- YOUR INSTRUCTIONS -
Transcribe everything in the data word for word. Pictures are left out.

- DATASET EXCERPT -

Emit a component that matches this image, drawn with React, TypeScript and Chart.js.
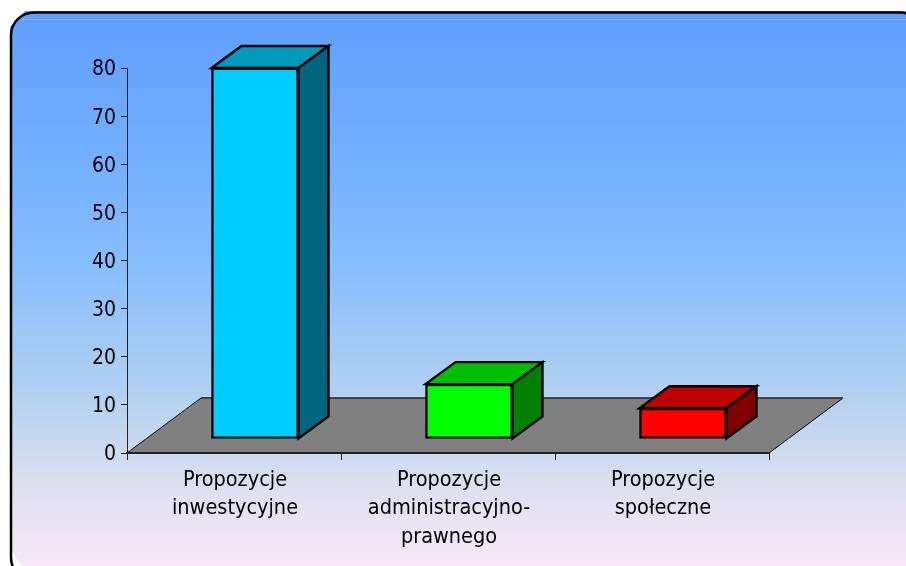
import React, { useEffect, useRef } from "react";
import { Chart, registerables } from "chart.js";

Chart.register(...registerables);

const categories = [
  ["Propozycje", "inwestycyjne"],
  ["Propozycje", "administracyjno-", "prawnego"],
  ["Propozycje", "społeczne"],
];
const values = [77.1, 11.4, 6.4];
const frontColors = ["#00ccff", "#00ff00", "#ff0000"];
const topColors = ["#0099bb", "#00bf00", "#bf0000"];
const sideColors = ["#006680", "#008000", "#800000"];
const yTicks = [0, 10, 20, 30, 40, 50, 60, 70, 80];

const FONT = '"DejaVu Sans Condensed", "DejaVu Sans", sans-serif';

const barOffset = { x: 21, y: -14 };
const barDepth = { x: 30, y: -22 };
const floorDepth = { x: 74, y: -55 };

function shiftLabels(scale: any, dx: number, dy: number) {
  if (scale.__shifted) return;
  scale.__shifted = true;
  const original = scale.drawLabels;
  scale.drawLabels = function (area: any) {
    const c = this.ctx;
    c.save();
    c.translate(dx, dy);
    original.call(this, area);
    c.restore();
  };
}

const depthPlugin = {
  id: "depth3d",
  beforeDraw(chart: any) {
    const { ctx, width, height } = chart;
    ctx.save();
    const g = ctx.createLinearGradient(0, 12, 0, height);
    g.addColorStop(0, "#5f9eff");
    g.addColorStop(0.3, "#77b2ff");
    g.addColorStop(0.45, "#86bdfd");
    g.addColorStop(0.7, "#b4d2f0");
    g.addColorStop(0.85, "#dcdff0");
    g.addColorStop(1, "#f8e8f8");
    ctx.fillStyle = "#ffffff";
    ctx.fillRect(0, 0, width, height);
    ctx.fillStyle = g;
    ctx.beginPath();
    ctx.moveTo(25, 11);
    ctx.lineTo(width, 11);
    ctx.lineTo(width, height);
    ctx.lineTo(22, height);
    ctx.lineTo(11, 550);
    ctx.lineTo(10, 27);
    ctx.closePath();
    ctx.fill();
    ctx.strokeStyle = "#000000";
    ctx.lineWidth = 2.5;
    ctx.beginPath();
    ctx.roundRect(11, 12.5, 912, 568, 23);
    ctx.stroke();
    ctx.strokeStyle = "rgba(255,255,255,0.25)";
    ctx.lineWidth = 1;
    ctx.beginPath();
    ctx.moveTo(22, 19.5);
    ctx.lineTo(906, 19.5);
    ctx.stroke();
    ctx.restore();
  },
  beforeDatasetsDraw(chart: any) {
    const { ctx, chartArea } = chart;
    const { left, right, bottom } = chartArea;
    ctx.save();
    ctx.fillStyle = "#808080";
    ctx.strokeStyle = "#000000";
    ctx.lineWidth = 1;
    ctx.beginPath();
    ctx.moveTo(left, bottom);
    ctx.lineTo(left + floorDepth.x, bottom + floorDepth.y);
    ctx.lineTo(right + floorDepth.x, bottom + floorDepth.y);
    ctx.lineTo(right, bottom);
    ctx.closePath();
    ctx.fill();
    ctx.stroke();
    ctx.strokeStyle = "#444444";
    ctx.lineWidth = 2;
    ctx.beginPath();
    ctx.moveTo(left + floorDepth.x, bottom + floorDepth.y);
    ctx.lineTo(right + floorDepth.x - 1, bottom + floorDepth.y);
    ctx.stroke();
    ctx.strokeStyle = "#222222";
    ctx.beginPath();
    ctx.moveTo(left, bottom);
    ctx.lineTo(right, bottom);
    ctx.stroke();
    ctx.restore();
    ctx.save();
    ctx.translate(barOffset.x, barOffset.y);
    const meta = chart.getDatasetMeta(0);
    ctx.lineWidth = 2.4;
    ctx.strokeStyle = "#000000";
    ctx.lineJoin = "miter";
    meta.data.forEach((bar: any, i: number) => {
      const l = bar.x - bar.width / 2;
      const r = bar.x + bar.width / 2;
      const t = bar.y;
      const b = bar.base;
      ctx.fillStyle = topColors[i];
      ctx.beginPath();
      ctx.moveTo(l, t);
      ctx.lineTo(l + barDepth.x, t + barDepth.y);
      ctx.lineTo(r + barDepth.x, t + barDepth.y);
      ctx.lineTo(r, t);
      ctx.closePath();
      ctx.fill();
      ctx.stroke();
      ctx.fillStyle = sideColors[i];
      ctx.beginPath();
      ctx.moveTo(r, t);
      ctx.lineTo(r + barDepth.x, t + barDepth.y);
      ctx.lineTo(r + barDepth.x, b + barDepth.y);
      ctx.lineTo(r, b);
      ctx.closePath();
      ctx.fill();
      ctx.stroke();
    });
  },
  afterDatasetsDraw(chart: any) {
    chart.ctx.restore();
  },
};

export default function App() {
  const ref = useRef<HTMLCanvasElement>(null);
  useEffect(() => {
    const chart = new Chart(ref.current as HTMLCanvasElement, {
      type: "bar",
      data: {
        labels: categories as any,
        datasets: [
          {
            data: values,
            backgroundColor: frontColors,
            borderColor: "#000000",
            borderWidth: 2.4,
            borderSkipped: false,
            barThickness: 87,
            clip: false as any,
          },
        ],
      },
      options: {
        responsive: false,
        animation: false,
        layout: { padding: { top: 68, right: 137, left: 0, bottom: 0 } },
        plugins: { legend: { display: false }, tooltip: { enabled: false }, title: { display: false } },
        scales: {
          x: {
            offset: true,
            grid: { display: true, drawOnChartArea: false, drawTicks: true, tickLength: 7, color: "#222222", offset: true },
            border: { color: "#222222", width: 2 },
            ticks: {
              autoSkip: false,
              maxRotation: 0,
              minRotation: 0,
              color: "#000000",
              padding: 6,
              font: { family: FONT, size: 21.5, lineHeight: 1.33 },
            },
            afterFit(scale: any) {
              scale.height = 566 - 453;
              shiftLabels(scale, 1, 0);
            },
          },
          y: {
            min: 0,
            max: 80,
            afterBuildTicks(scale: any) {
              scale.ticks = yTicks.map((value) => ({ value }));
            },
            grid: { display: true, drawOnChartArea: false, drawTicks: true, tickLength: 6, color: "#222222" },
            border: { color: "#222222", width: 1 },
            ticks: {
              color: "#000000",
              padding: 2,
              font: { family: FONT, size: 21 },
            },
            afterFit(scale: any) {
              scale.width = 127;
              shiftLabels(scale, -3, 2);
            },
          },
        },
      },
      plugins: [depthPlugin],
    } as any);
    return () => chart.destroy();
  }, []);
  return (
    <div style={{ position: "absolute", left: 0, top: 0, width: 906, height: 566 }}>
      <canvas ref={ref} width={906} height={566} style={{ display: "block" }} />
    </div>
  );
}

- EXERCISE RESPONSE -
Emit a component that matches this image, drawn with React, TypeScript and Chart.js.
import React, { useEffect, useRef } from "react";
import { Chart, registerables } from "chart.js";

Chart.register(...registerables);

const categories = [
  ["Propozycje", "inwestycyjne"],
  ["Propozycje", "administracyjno-", "prawnego"],
  ["Propozycje", "społeczne"],
];
const values = [77.1, 11.4, 6.4];
const frontColors = ["#00ccff", "#00ff00", "#ff0000"];
const topColors = ["#0099bb", "#00bf00", "#bf0000"];
const sideColors = ["#006680", "#008000", "#800000"];
const yTicks = [0, 10, 20, 30, 40, 50, 60, 70, 80];

const FONT = '"DejaVu Sans Condensed", "DejaVu Sans", sans-serif';

const barOffset = { x: 21, y: -14 };
const barDepth = { x: 30, y: -22 };
const floorDepth = { x: 74, y: -55 };

function shiftLabels(scale: any, dx: number, dy: number) {
  if (scale.__shifted) return;
  scale.__shifted = true;
  const original = scale.drawLabels;
  scale.drawLabels = function (area: any) {
    const c = this.ctx;
    c.save();
    c.translate(dx, dy);
    original.call(this, area);
    c.restore();
  };
}

const depthPlugin = {
  id: "depth3d",
  beforeDraw(chart: any) {
    const { ctx, width, height } = chart;
    ctx.save();
    const g = ctx.createLinearGradient(0, 12, 0, height);
    g.addColorStop(0, "#5f9eff");
    g.addColorStop(0.3, "#77b2ff");
    g.addColorStop(0.45, "#86bdfd");
    g.addColorStop(0.7, "#b4d2f0");
    g.addColorStop(0.85, "#dcdff0");
    g.addColorStop(1, "#f8e8f8");
    ctx.fillStyle = "#ffffff";
    ctx.fillRect(0, 0, width, height);
    ctx.fillStyle = g;
    ctx.beginPath();
    ctx.moveTo(25, 11);
    ctx.lineTo(width, 11);
    ctx.lineTo(width, height);
    ctx.lineTo(22, height);
    ctx.lineTo(11, 550);
    ctx.lineTo(10, 27);
    ctx.closePath();
    ctx.fill();
    ctx.strokeStyle = "#000000";
    ctx.lineWidth = 2.5;
    ctx.beginPath();
    ctx.roundRect(11, 12.5, 912, 568, 23);
    ctx.stroke();
    ctx.strokeStyle = "rgba(255,255,255,0.25)";
    ctx.lineWidth = 1;
    ctx.beginPath();
    ctx.moveTo(22, 19.5);
    ctx.lineTo(906, 19.5);
    ctx.stroke();
    ctx.restore();
  },
  beforeDatasetsDraw(chart: any) {
    const { ctx, chartArea } = chart;
    const { left, right, bottom } = chartArea;
    ctx.save();
    ctx.fillStyle = "#808080";
    ctx.strokeStyle = "#000000";
    ctx.lineWidth = 1;
    ctx.beginPath();
    ctx.moveTo(left, bottom);
    ctx.lineTo(left + floorDepth.x, bottom + floorDepth.y);
    ctx.lineTo(right + floorDepth.x, bottom + floorDepth.y);
    ctx.lineTo(right, bottom);
    ctx.closePath();
    ctx.fill();
    ctx.stroke();
    ctx.strokeStyle = "#444444";
    ctx.lineWidth = 2;
    ctx.beginPath();
    ctx.moveTo(left + floorDepth.x, bottom + floorDepth.y);
    ctx.lineTo(right + floorDepth.x - 1, bottom + floorDepth.y);
    ctx.stroke();
    ctx.strokeStyle = "#222222";
    ctx.beginPath();
    ctx.moveTo(left, bottom);
    ctx.lineTo(right, bottom);
    ctx.stroke();
    ctx.restore();
    ctx.save();
    ctx.translate(barOffset.x, barOffset.y);
    const meta = chart.getDatasetMeta(0);
    ctx.lineWidth = 2.4;
    ctx.strokeStyle = "#000000";
    ctx.lineJoin = "miter";
    meta.data.forEach((bar: any, i: number) => {
      const l = bar.x - bar.width / 2;
      const r = bar.x + bar.width / 2;
      const t = bar.y;
      const b = bar.base;
      ctx.fillStyle = topColors[i];
      ctx.beginPath();
      ctx.moveTo(l, t);
      ctx.lineTo(l + barDepth.x, t + barDepth.y);
      ctx.lineTo(r + barDepth.x, t + barDepth.y);
      ctx.lineTo(r, t);
      ctx.closePath();
      ctx.fill();
      ctx.stroke();
      ctx.fillStyle = sideColors[i];
      ctx.beginPath();
      ctx.moveTo(r, t);
      ctx.lineTo(r + barDepth.x, t + barDepth.y);
      ctx.lineTo(r + barDepth.x, b + barDepth.y);
      ctx.lineTo(r, b);
      ctx.closePath();
      ctx.fill();
      ctx.stroke();
    });
  },
  afterDatasetsDraw(chart: any) {
    chart.ctx.restore();
  },
};

export default function App() {
  const ref = useRef<HTMLCanvasElement>(null);
  useEffect(() => {
    const chart = new Chart(ref.current as HTMLCanvasElement, {
      type: "bar",
      data: {
        labels: categories as any,
        datasets: [
          {
            data: values,
            backgroundColor: frontColors,
            borderColor: "#000000",
            borderWidth: 2.4,
            borderSkipped: false,
            barThickness: 87,
            clip: false as any,
          },
        ],
      },
      options: {
        responsive: false,
        animation: false,
        layout: { padding: { top: 68, right: 137, left: 0, bottom: 0 } },
        plugins: { legend: { display: false }, tooltip: { enabled: false }, title: { display: false } },
        scales: {
          x: {
            offset: true,
            grid: { display: true, drawOnChartArea: false, drawTicks: true, tickLength: 7, color: "#222222", offset: true },
            border: { color: "#222222", width: 2 },
            ticks: {
              autoSkip: false,
              maxRotation: 0,
              minRotation: 0,
              color: "#000000",
              padding: 6,
              font: { family: FONT, size: 21.5, lineHeight: 1.33 },
            },
            afterFit(scale: any) {
              scale.height = 566 - 453;
              shiftLabels(scale, 1, 0);
            },
          },
          y: {
            min: 0,
            max: 80,
            afterBuildTicks(scale: any) {
              scale.ticks = yTicks.map((value) => ({ value }));
            },
            grid: { display: true, drawOnChartArea: false, drawTicks: true, tickLength: 6, color: "#222222" },
            border: { color: "#222222", width: 1 },
            ticks: {
              color: "#000000",
              padding: 2,
              font: { family: FONT, size: 21 },
            },
            afterFit(scale: any) {
              scale.width = 127;
              shiftLabels(scale, -3, 2);
            },
          },
        },
      },
      plugins: [depthPlugin],
    } as any);
    return () => chart.destroy();
  }, []);
  return (
    <div style={{ position: "absolute", left: 0, top: 0, width: 906, height: 566 }}>
      <canvas ref={ref} width={906} height={566} style={{ display: "block" }} />
    </div>
  );
}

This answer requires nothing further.